Ronaldo parou. Na média, antes da hora. Para sua história dramática, talvez até um pouco depois. Quatro anos e meio atrás, ouviu do então presidente Lula que estava gordo. Respondeu na hora, bate-pronto, na lata. Sua atitude neste momento, ao ouvir o mesmo comentário do mesmo torcedor, agora ex-presidente, demonstra bem seu novo estado de espírito. Ronaldo desistiu de responder. E optou pelo suicídio em vida, ao concluir que não havia mais muito o que fazer.

Talvez o aspecto mais fenomenal da trajetória de Ronaldo foi a rapidez com que ele passou por todas as fases que uma carreira de jogador pode ter. Chegou ao estrelato cedo demais, se despedaçou cedo demais, tornou-se em fênix cedo demais, despedaçou-se novamente, reergueu-se novamente para, finalmente, ceder à mão pesada da morte.

Acrescente-se, ao aforismo de Paulo Roberto Falcão, que os torcedores também morrem um pouco quando o jogador se retira. Ouvir as palavras espaçadas, lentas, da fala de Ronaldo antes de subir ao cadafalso da bola, lembrou-nos que o tempo está passando para nós, também. Para quem o viu surgir, parece que foi ontem. Aquele menino magricela e dentuço, com aparelho nos dentes, parece que acabou de estrear seu sorriso e seu boné na TV; que foi destaque no Gols do Fantástico ainda no domingo passado, quando fez cinco gols sobre o Bahia, inclusive aquele tento moleque sobre a lenda Rodolfo Rodríguez. Numa das matérias da época Ronaldinho mostrava, com orgulho, seu primeiro carro (embora ainda não pudesse dirigir). Impossível modelo mais sugestivo: era um Gol.
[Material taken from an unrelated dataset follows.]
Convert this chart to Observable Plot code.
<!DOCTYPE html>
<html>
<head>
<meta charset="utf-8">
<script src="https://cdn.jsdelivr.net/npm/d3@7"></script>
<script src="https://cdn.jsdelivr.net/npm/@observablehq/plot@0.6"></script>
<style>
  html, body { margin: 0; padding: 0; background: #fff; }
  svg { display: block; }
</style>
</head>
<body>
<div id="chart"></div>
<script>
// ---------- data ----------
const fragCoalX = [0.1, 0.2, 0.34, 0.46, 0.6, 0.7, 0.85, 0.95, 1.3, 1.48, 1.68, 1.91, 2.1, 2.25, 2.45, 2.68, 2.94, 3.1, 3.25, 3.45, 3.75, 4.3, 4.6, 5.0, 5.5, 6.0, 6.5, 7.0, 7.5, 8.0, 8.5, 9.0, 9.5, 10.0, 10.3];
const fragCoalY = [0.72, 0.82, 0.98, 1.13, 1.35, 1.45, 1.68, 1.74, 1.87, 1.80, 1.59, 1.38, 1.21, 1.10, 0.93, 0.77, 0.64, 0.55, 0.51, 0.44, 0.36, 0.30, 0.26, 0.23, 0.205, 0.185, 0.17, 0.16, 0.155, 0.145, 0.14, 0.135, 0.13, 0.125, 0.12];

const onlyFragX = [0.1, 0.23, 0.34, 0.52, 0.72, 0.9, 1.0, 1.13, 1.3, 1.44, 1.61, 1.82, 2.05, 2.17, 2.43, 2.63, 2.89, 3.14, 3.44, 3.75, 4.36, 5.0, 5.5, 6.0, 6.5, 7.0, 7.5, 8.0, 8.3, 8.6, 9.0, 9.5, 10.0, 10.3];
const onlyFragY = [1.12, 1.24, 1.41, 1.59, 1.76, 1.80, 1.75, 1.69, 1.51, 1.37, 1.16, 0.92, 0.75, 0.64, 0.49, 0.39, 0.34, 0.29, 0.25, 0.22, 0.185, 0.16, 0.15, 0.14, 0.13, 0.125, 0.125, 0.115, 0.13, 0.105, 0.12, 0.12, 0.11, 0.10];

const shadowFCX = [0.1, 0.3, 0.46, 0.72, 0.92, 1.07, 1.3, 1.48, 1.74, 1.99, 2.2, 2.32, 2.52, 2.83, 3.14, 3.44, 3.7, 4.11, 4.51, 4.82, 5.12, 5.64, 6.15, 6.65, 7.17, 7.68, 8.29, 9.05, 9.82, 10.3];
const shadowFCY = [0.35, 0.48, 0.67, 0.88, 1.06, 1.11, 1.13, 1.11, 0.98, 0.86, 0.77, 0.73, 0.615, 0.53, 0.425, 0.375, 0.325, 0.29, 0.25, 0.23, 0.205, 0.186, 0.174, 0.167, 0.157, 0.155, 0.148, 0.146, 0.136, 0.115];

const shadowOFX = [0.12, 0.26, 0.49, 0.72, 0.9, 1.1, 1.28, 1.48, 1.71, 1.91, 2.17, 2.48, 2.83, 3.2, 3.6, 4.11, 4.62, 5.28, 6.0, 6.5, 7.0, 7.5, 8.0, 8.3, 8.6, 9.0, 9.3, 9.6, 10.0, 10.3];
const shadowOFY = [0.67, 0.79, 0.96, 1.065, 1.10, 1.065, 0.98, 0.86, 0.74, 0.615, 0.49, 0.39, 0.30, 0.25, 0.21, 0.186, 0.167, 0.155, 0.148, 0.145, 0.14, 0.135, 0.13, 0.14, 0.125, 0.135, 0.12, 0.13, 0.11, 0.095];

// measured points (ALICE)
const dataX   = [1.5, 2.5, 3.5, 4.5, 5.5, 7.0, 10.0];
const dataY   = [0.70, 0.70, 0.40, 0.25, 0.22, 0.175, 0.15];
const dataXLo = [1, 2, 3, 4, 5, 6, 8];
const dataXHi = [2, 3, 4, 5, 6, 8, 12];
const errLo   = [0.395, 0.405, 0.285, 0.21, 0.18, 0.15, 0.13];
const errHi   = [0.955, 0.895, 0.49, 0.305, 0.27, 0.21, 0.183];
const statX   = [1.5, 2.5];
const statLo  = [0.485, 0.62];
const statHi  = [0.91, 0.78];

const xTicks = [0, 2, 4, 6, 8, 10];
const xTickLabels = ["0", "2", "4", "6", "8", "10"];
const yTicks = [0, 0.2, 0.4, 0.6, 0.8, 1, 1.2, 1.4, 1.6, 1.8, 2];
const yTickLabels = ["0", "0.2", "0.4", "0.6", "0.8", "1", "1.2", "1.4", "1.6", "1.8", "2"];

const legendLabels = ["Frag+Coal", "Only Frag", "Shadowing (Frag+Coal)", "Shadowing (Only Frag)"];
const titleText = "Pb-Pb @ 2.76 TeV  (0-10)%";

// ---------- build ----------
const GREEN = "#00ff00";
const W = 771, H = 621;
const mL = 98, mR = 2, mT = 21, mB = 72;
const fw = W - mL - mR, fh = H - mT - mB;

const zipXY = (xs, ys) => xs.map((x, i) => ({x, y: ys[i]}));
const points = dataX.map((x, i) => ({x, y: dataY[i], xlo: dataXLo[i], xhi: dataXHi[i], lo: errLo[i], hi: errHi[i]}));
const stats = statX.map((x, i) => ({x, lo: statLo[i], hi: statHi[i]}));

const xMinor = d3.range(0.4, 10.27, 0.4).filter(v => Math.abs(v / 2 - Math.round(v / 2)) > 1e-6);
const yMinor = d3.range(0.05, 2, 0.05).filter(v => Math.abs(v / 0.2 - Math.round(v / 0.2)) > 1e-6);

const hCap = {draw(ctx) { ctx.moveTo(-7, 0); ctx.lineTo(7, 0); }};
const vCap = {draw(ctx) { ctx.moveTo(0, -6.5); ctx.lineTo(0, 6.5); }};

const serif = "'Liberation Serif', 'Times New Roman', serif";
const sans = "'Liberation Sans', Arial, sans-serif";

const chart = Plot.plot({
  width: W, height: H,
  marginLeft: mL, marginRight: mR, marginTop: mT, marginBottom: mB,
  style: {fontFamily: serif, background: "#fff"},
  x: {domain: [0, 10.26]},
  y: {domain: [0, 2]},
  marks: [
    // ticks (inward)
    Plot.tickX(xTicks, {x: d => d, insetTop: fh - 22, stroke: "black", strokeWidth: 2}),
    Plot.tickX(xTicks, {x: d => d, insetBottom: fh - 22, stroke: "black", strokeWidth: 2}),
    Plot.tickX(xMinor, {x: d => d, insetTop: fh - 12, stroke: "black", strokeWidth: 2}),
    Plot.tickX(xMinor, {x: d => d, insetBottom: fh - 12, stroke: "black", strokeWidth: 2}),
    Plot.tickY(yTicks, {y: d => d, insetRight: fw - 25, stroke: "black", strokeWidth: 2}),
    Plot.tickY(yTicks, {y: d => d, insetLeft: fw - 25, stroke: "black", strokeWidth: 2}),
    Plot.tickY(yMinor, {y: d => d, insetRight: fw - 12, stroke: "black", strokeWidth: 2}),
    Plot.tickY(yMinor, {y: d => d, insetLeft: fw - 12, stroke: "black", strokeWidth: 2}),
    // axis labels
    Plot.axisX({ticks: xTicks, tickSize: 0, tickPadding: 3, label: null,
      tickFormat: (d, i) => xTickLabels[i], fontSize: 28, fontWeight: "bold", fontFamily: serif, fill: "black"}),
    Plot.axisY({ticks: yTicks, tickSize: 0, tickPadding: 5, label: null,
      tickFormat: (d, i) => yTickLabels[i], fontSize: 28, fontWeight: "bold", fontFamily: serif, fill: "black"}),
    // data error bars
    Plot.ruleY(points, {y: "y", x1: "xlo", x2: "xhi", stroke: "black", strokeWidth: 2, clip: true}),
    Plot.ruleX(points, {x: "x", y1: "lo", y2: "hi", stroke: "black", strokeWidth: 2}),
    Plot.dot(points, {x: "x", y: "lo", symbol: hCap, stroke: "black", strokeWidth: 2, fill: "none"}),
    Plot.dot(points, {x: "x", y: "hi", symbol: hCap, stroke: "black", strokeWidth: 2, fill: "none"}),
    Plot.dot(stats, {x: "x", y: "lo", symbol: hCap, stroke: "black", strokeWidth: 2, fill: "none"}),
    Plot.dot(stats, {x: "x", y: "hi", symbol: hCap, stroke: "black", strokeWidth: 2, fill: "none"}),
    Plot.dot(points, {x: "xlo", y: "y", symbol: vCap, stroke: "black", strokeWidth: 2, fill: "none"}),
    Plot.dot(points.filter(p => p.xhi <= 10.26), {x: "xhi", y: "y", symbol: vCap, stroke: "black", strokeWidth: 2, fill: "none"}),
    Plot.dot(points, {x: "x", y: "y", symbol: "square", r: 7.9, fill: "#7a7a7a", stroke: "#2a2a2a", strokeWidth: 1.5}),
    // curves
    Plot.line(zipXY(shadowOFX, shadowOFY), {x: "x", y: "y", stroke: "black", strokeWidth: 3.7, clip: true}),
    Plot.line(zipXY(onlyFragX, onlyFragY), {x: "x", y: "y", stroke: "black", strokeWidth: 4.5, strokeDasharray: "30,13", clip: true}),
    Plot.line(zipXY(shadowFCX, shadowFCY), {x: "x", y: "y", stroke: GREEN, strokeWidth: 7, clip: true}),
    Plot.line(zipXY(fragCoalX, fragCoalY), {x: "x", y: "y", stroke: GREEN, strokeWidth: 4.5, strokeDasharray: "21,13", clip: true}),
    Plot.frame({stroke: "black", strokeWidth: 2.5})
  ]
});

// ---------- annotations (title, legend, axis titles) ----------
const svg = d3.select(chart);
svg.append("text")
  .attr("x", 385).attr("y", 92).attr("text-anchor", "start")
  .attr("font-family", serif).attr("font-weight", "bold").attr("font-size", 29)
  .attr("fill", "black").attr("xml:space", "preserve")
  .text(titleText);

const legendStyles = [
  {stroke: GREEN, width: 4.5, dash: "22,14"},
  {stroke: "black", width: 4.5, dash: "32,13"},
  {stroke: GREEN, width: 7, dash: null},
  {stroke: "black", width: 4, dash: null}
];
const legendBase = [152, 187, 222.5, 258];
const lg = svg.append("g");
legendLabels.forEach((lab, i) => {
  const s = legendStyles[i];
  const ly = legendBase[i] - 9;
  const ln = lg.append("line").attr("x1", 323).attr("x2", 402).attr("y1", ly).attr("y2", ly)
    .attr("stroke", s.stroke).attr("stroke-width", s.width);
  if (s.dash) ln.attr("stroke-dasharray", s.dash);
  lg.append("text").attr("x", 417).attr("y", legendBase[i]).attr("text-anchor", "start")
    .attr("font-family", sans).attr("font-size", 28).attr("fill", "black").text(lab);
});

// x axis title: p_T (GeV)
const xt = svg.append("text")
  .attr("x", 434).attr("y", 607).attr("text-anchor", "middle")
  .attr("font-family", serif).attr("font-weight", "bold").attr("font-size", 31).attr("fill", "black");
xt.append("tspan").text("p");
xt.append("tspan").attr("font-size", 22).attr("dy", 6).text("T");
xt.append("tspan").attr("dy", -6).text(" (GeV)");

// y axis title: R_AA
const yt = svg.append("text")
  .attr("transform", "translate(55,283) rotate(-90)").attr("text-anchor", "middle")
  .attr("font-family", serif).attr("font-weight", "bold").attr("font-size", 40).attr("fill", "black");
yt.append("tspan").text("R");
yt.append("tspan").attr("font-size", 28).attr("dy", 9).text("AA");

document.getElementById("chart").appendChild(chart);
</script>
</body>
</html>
Cálculos de 1993, de ontem, portanto, mostravam que a primeira temporada de Ronaldinho no Cruzeiro foi superior à primeira de Pelé no Santos. A expectativa gerada pelo moleque era imensa. Com o rolar da bola, as coisas voltaram ao devido lugar, e se constatou que Ronaldinho não era, como ninguém é, Pelé. Mas o menino ganhou Copa, superou o Rei no total de gols em Mundiais, e superou-o com folga no quesito enredo dramático. Antes da morte definitiva, Ronaldo morreu vezes várias, a ponto de virar clichê dizer “não duvidem de que ele consegue se levantar de novo”.
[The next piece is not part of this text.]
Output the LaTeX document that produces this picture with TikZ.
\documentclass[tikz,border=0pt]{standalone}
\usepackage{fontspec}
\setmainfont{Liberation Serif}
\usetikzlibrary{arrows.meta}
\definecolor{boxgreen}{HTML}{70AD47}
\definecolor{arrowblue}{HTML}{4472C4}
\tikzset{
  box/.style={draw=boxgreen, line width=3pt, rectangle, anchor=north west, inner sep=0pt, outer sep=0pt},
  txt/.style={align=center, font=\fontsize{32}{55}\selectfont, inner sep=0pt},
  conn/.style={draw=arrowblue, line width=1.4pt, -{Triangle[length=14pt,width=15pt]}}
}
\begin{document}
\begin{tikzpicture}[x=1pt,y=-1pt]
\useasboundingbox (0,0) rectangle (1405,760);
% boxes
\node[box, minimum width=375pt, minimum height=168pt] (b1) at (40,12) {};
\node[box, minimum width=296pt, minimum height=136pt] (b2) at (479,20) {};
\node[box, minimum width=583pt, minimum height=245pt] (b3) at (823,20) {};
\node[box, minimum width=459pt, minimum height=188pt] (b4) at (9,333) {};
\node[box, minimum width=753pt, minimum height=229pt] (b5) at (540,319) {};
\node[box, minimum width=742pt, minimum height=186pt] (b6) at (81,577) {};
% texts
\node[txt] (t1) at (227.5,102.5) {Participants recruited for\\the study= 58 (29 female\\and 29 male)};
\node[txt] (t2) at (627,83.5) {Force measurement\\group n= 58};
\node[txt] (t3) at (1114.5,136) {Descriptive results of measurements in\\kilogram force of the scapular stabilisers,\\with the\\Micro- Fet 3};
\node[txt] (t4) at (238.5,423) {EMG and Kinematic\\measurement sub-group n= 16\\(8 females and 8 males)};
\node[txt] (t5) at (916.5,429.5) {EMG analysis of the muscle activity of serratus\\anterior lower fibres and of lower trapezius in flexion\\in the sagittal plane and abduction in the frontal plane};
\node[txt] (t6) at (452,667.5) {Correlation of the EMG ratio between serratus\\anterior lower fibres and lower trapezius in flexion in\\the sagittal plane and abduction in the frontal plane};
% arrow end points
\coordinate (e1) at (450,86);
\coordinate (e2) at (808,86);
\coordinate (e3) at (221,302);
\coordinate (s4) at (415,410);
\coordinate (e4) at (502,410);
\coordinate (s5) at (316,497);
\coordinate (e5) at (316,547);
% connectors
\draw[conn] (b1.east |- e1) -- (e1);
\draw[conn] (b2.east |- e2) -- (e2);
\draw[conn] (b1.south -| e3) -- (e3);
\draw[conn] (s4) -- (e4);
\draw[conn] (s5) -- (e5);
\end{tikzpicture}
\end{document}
Ronaldinho, de boné e aparelho no dente, acabou de aparecer. Ronaldo, homem feito e com filhos à volta, acabou de deixar a vida para entrar para a história. O mais angustiante nessa história toda é constatar que, a cada dia que passa, morremos um pouco, também. O tempo passa, torcida brasileira!
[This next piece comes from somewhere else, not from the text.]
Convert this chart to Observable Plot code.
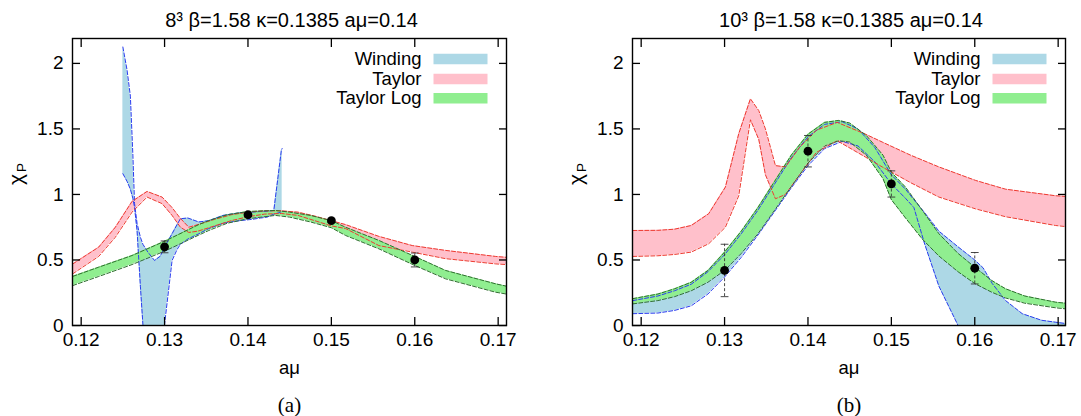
<!DOCTYPE html>
<html>
<head>
<meta charset="utf-8">
<script src="https://cdn.jsdelivr.net/npm/d3@7"></script>
<script src="https://cdn.jsdelivr.net/npm/@observablehq/plot@0.6"></script>
<style>
  body { margin: 0; background: #fff; }
  #fig { position: relative; width: 1081px; height: 416px; background: #fff; }
  #fig svg { position: absolute; top: 0; }
</style>
</head>
<body>
<div id="fig"></div>
<script>
// Axis ticks shared by both panels
const xTicks = [0.12, 0.13, 0.14, 0.15, 0.16, 0.17];
const yTicks = [0, 0.5, 1, 1.5, 2];

// Series names and colours (fill, dashed edge)
const seriesNames = ["Winding", "Taylor", "Taylor Log"];
const fillColors = ["#add8e6", "#ffc0cb", "#90ee90"];
const edgeColors = ["#2a3cf0", "#ee3a30", "#2f6f2f"];

// ---- Panel (a): 8^3 lattice ----
const aWindX  = [0.1250, 0.1255, 0.1259, 0.1262, 0.1264, 0.1267, 0.1271, 0.1274, 0.1280, 0.1288, 0.1295, 0.1300, 0.1309, 0.1315, 0.1319, 0.1328, 0.1341, 0.1353, 0.1370, 0.1390, 0.1405, 0.1415, 0.1423, 0.1431, 0.1440, 0.1441];
const aWindLo = [1.158, 1.10, 1.04, 0.97, 0.90, 0.725, 0.30, 0.01, -0.30, -0.30, -0.30, 0.01, 0.496, 0.58, 0.62, 0.66, 0.70, 0.74, 0.78, 0.80, 0.81, 0.82, 0.827, 0.85, 0.865, 0.87];
const aWindHi = [2.125, 1.95, 1.75, 1.30, 0.93, 0.78, 0.674, 0.62, 0.56, 0.496, 0.53, 0.60, 0.70, 0.77, 0.815, 0.82, 0.79, 0.80, 0.84, 0.86, 0.865, 0.87, 0.872, 0.878, 1.336, 1.35];

const aTayX  = [0.1190, 0.1221, 0.1241, 0.1261, 0.1279, 0.1297, 0.1309, 0.1319, 0.1329, 0.1340, 0.1360, 0.1380, 0.1400, 0.1420, 0.1440, 0.1460, 0.1480, 0.1500, 0.1517, 0.1557, 0.1597, 0.1637, 0.1697, 0.1710];
const aTayLo = [0.395, 0.527, 0.674, 0.865, 0.98, 0.93, 0.84, 0.75, 0.71, 0.72, 0.76, 0.80, 0.83, 0.85, 0.855, 0.84, 0.80, 0.76, 0.74, 0.61, 0.56, 0.51, 0.47, 0.465];
const aTayHi = [0.47, 0.598, 0.75, 0.947, 1.023, 0.98, 0.90, 0.817, 0.75, 0.77, 0.81, 0.845, 0.865, 0.875, 0.875, 0.865, 0.835, 0.80, 0.77, 0.68, 0.61, 0.573, 0.527, 0.52];

const aLogX  = [0.1190, 0.1221, 0.1261, 0.1300, 0.1341, 0.1353, 0.1375, 0.1400, 0.1433, 0.1450, 0.1475, 0.1500, 0.1517, 0.1557, 0.1600, 0.1637, 0.1697, 0.1710];
const aLogLo = [0.305, 0.374, 0.465, 0.567, 0.69, 0.725, 0.78, 0.815, 0.84, 0.827, 0.79, 0.746, 0.687, 0.585, 0.458, 0.356, 0.254, 0.24];
const aLogHi = [0.375, 0.445, 0.534, 0.643, 0.77, 0.80, 0.845, 0.87, 0.878, 0.865, 0.84, 0.80, 0.75, 0.649, 0.527, 0.42, 0.318, 0.30];

const aPtX   = [0.13, 0.14, 0.15, 0.16];
const aPtY   = [0.60, 0.845, 0.80, 0.50];
const aPtErr = [0.045, 0.012, 0.012, 0.053];

// ---- Panel (b): 10^3 lattice ----
const bWindX  = [0.1190, 0.1220, 0.1240, 0.1260, 0.1280, 0.1300, 0.1320, 0.1340, 0.1360, 0.1380, 0.1400, 0.1420, 0.1441, 0.1460, 0.1480, 0.1500, 0.1517, 0.1527, 0.1540, 0.1557, 0.1580, 0.1600, 0.1610, 0.1621, 0.1637, 0.1657, 0.1680, 0.1697, 0.1709];
const bWindLo = [0.09, 0.095, 0.115, 0.15, 0.24, 0.37, 0.52, 0.69, 0.87, 1.05, 1.22, 1.35, 1.405, 1.37, 1.25, 1.08, 0.97, 0.90, 0.62, 0.30, 0.0, -0.1, -0.1, -0.1, -0.1, -0.1, -0.1, -0.1, -0.1];
const bWindHi = [0.19, 0.225, 0.265, 0.315, 0.41, 0.54, 0.70, 0.88, 1.08, 1.28, 1.44, 1.535, 1.555, 1.50, 1.36, 1.15, 1.04, 0.96, 0.86, 0.72, 0.60, 0.50, 0.44, 0.32, 0.19, 0.09, 0.04, 0.025, 0.015];

const bTayX  = [0.1190, 0.1220, 0.1240, 0.1260, 0.1281, 0.1301, 0.1317, 0.1331, 0.1341, 0.1349, 0.1361, 0.1373, 0.1390, 0.1410, 0.1435, 0.1469, 0.1489, 0.1523, 0.1557, 0.1601, 0.1637, 0.1697, 0.1709];
const bTayLo = [0.527, 0.532, 0.542, 0.56, 0.624, 0.75, 0.99, 1.57, 1.42, 1.15, 0.967, 1.00, 1.15, 1.32, 1.41, 1.285, 1.21, 1.09, 0.98, 0.89, 0.83, 0.763, 0.755];
const bTayHi = [0.725, 0.726, 0.735, 0.763, 0.853, 1.056, 1.463, 1.73, 1.64, 1.50, 1.22, 1.21, 1.36, 1.49, 1.55, 1.46, 1.40, 1.30, 1.21, 1.107, 1.04, 0.99, 0.985];

const bLogX  = [0.1190, 0.1220, 0.1240, 0.1260, 0.1280, 0.1300, 0.1320, 0.1340, 0.1360, 0.1380, 0.1400, 0.1420, 0.1437, 0.1450, 0.1470, 0.1490, 0.1500, 0.1517, 0.1537, 0.1557, 0.1580, 0.1600, 0.1620, 0.1637, 0.1660, 0.1697, 0.1709];
const bLogLo = [0.165, 0.19, 0.22, 0.265, 0.33, 0.42, 0.55, 0.70, 0.88, 1.06, 1.24, 1.37, 1.41, 1.40, 1.30, 1.12, 0.96, 0.82, 0.66, 0.53, 0.41, 0.32, 0.255, 0.21, 0.17, 0.135, 0.127];
const bLogHi = [0.205, 0.24, 0.28, 0.33, 0.42, 0.56, 0.72, 0.90, 1.10, 1.30, 1.46, 1.55, 1.565, 1.545, 1.45, 1.30, 1.17, 1.056, 0.88, 0.70, 0.55, 0.445, 0.345, 0.28, 0.225, 0.178, 0.17];

const bPtX   = [0.13, 0.14, 0.15, 0.16];
const bPtY   = [0.42, 1.33, 1.08, 0.437];
const bPtErr = [0.20, 0.12, 0.10, 0.12];

// Build row tables from the arrays
const band = (xs, lo, hi) => xs.map((x, i) => ({x, lo: lo[i], hi: hi[i]}));
const points = (xs, ys, es) => xs.map((x, i) => ({x, y: ys[i], e: es[i]}));

// Custom vector shapes: a horizontal bar (legend swatch) and an error-bar cap
const barShape = {draw(ctx, l) { ctx.moveTo(0, 0); ctx.lineTo(0, -l); }};
const capShape = {draw(ctx, l) { ctx.moveTo(-l / 2, 0); ctx.lineTo(l / 2, 0); }};

const sans = "'Liberation Sans', Arial, Helvetica, sans-serif";
const legendDy = [20.5, 40.6, 59.7];

function panel(cfg) {
  const bands = [band(...cfg.wind), band(...cfg.tay), band(...cfg.log)];
  const pts = points(...cfg.pts);
  const marks = [];

  // filled bands
  bands.forEach((b, i) => marks.push(
    Plot.areaY(b, {x: "x", y1: "lo", y2: "hi", fill: fillColors[i], clip: true})
  ));
  // dashed band edges
  bands.forEach((b, i) => {
    for (const k of ["lo", "hi"]) {
      marks.push(Plot.line(b, {x: "x", y: k, stroke: edgeColors[i], strokeWidth: 1, strokeDasharray: "4,2", clip: true}));
    }
  });

  // data points with dashed error bars
  marks.push(
    Plot.ruleX(pts, {x: "x", y1: d => d.y - d.e, y2: d => d.y + d.e, stroke: "#333", strokeWidth: 0.9, strokeDasharray: "3,2"}),
    Plot.vector(pts, {x: "x", y: d => d.y + d.e, length: 7, anchor: "start", shape: capShape, stroke: "#333", strokeWidth: 0.9}),
    Plot.vector(pts, {x: "x", y: d => d.y - d.e, length: 7, anchor: "start", shape: capShape, stroke: "#333", strokeWidth: 0.9}),
    Plot.dot(pts, {x: "x", y: "y", r: 4.4, fill: "black"})
  );

  // frame and inward ticks on all four sides
  marks.push(
    Plot.frame({stroke: "black", strokeWidth: 1.4}),
    Plot.axisX(xTicks, {anchor: "bottom", tickSize: -8, fill: "none", strokeWidth: 1.3}),
    Plot.axisX(xTicks, {anchor: "top", tickSize: -8, fill: "none", strokeWidth: 1.3}),
    Plot.axisY(yTicks, {anchor: "left", tickSize: -8, fill: "none", strokeWidth: 1.3}),
    Plot.axisY(yTicks, {anchor: "right", tickSize: -8, fill: "none", strokeWidth: 1.3}),
    Plot.axisX(xTicks, {anchor: "bottom", tickSize: 0, tickPadding: 7, tickFormat: d3.format(".2f"), label: null, fontSize: 19}),
    Plot.axisY(yTicks, {anchor: "left", tickSize: 0, tickPadding: 9, tickFormat: d => String(d), label: null, fontSize: 19})
  );

  // legend
  seriesNames.forEach((name, i) => {
    marks.push(
      Plot.text([name], {text: d => d, frameAnchor: "top-right", dx: -85, dy: legendDy[i], textAnchor: "end", lineAnchor: "middle", fontSize: 18.5, fill: "black"}),
      Plot.vector([name], {frameAnchor: "top-right", dx: -73, dy: legendDy[i], length: 54, rotate: 90, anchor: "start", shape: barShape, stroke: fillColors[i], strokeWidth: 10.5, strokeLinecap: "butt"})
    );
  });

  // title, axis labels and caption
  marks.push(
    Plot.text([cfg.title], {text: d => d, frameAnchor: "top", dx: 2, dy: -17.5, lineAnchor: "middle", fontSize: 20, fill: "black"}),
    Plot.text(["aμ"], {text: d => d, frameAnchor: "bottom", dy: 43, lineAnchor: "middle", fontSize: 18.5, fill: "black"}),
    Plot.text(["χ"], {text: d => d, frameAnchor: "left", dx: -56, dy: 3, rotate: -90, lineAnchor: "middle", fontSize: 21, fill: "black"}),
    Plot.text(["P"], {text: d => d, frameAnchor: "left", dx: -51, dy: -10, rotate: -90, lineAnchor: "middle", fontSize: 13.5, fill: "black"}),
    Plot.text([cfg.caption], {text: d => d, frameAnchor: "bottom", dy: 80, lineAnchor: "middle", fontSize: 21, fontFamily: "'Liberation Serif', 'DejaVu Serif', serif", fill: "black"})
  );

  return Plot.plot({
    width: cfg.width,
    height: 416,
    marginLeft: cfg.marginLeft,
    marginRight: cfg.marginRight,
    marginTop: 38,
    marginBottom: 91,
    x: {domain: cfg.xDomain},
    y: {domain: [0, 2.19]},
    style: {fontFamily: sans, fontSize: "19px", color: "black", background: "white", overflow: "visible"},
    marks
  });
}

const fig = document.getElementById("fig");

const svgA = panel({
  title: "8³ β=1.58 κ=0.1385 aμ=0.14",
  caption: "(a)",
  width: 540, marginLeft: 72, marginRight: 34,
  xDomain: [0.11896, 0.171],
  wind: [aWindX, aWindLo, aWindHi],
  tay: [aTayX, aTayLo, aTayHi],
  log: [aLogX, aLogLo, aLogHi],
  pts: [aPtX, aPtY, aPtErr]
});
svgA.style.left = "0px";
fig.appendChild(svgA);

const svgB = panel({
  title: "10³ β=1.58 κ=0.1385 aμ=0.14",
  caption: "(b)",
  width: 541, marginLeft: 92, marginRight: 16,
  xDomain: [0.11896, 0.17088],
  wind: [bWindX, bWindLo, bWindHi],
  tay: [bTayX, bTayLo, bTayHi],
  log: [bLogX, bLogLo, bLogHi],
  pts: [bPtX, bPtY, bPtErr]
});
svgB.style.left = "540px";
fig.appendChild(svgB);
</script>
</body>
</html>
Tristeza não tem fim. Felicidade, sim.

Não tive o privilégio supremo de assistir Pelé e Tostão jogando. Menos ainda Pelé e Garrincha. O mais próximo que cheguei disso, creio, foi assistir em 1997 à dupla Romário-Ronaldo. Considerando que Pelé oficialmente não era centroavante, talvez a RoRo tenha sido a maior dupla de atacantes da história do maior futebol do mundo.

A partida mais divertida, mais lúdica, da Seleção Brasileira em tempos recentes, certamente foi o 6×0 sobre a Austrália, na final da Copa das Confederações de 1997. Romário fez três gols, Ronaldo outros três. A facilidade anormal com que os dois estufavam as redes do então já difícil adversário da Oceania mostrava que aquela dupla provavelmente protagonizaria um passeio no Mundial da França, dali a seis meses. O destino encarregou-se de impedir que isso acontecesse e, pior, encarregou-se de impedi-los de voltar a jogar juntos.

Já é um pouco melancólico ver Romário tornado em deputado, lendo discursos na Câmara. Acrescente-se o choro de um Ronaldo que anuncia sua morte e sua nova condição de “embaixador”. Tristeza não tem fim. Felicidade, sim.

  1. Danilo Felipe

    25/02/2011 02:23:48

    Texto maravilhoso. Só isso.

  2. Vitor Lou

    17/02/2011 11:51:21

    Essa do Paulo Roberto Falcão me fez lembrar uma conclusão de outro grande craque, que além de finado jogador, é também doutor e filósofo no nome:"Não é o jogador que abandona o futebol. É o futebol que abandona o jogador..."E, para fechar meu comentário apoteoticamente:Jogadores morrem todos os dias, só o futebol é eterno![Ok, peguei pesado nessa. Rsrs.]Abração, pessoal!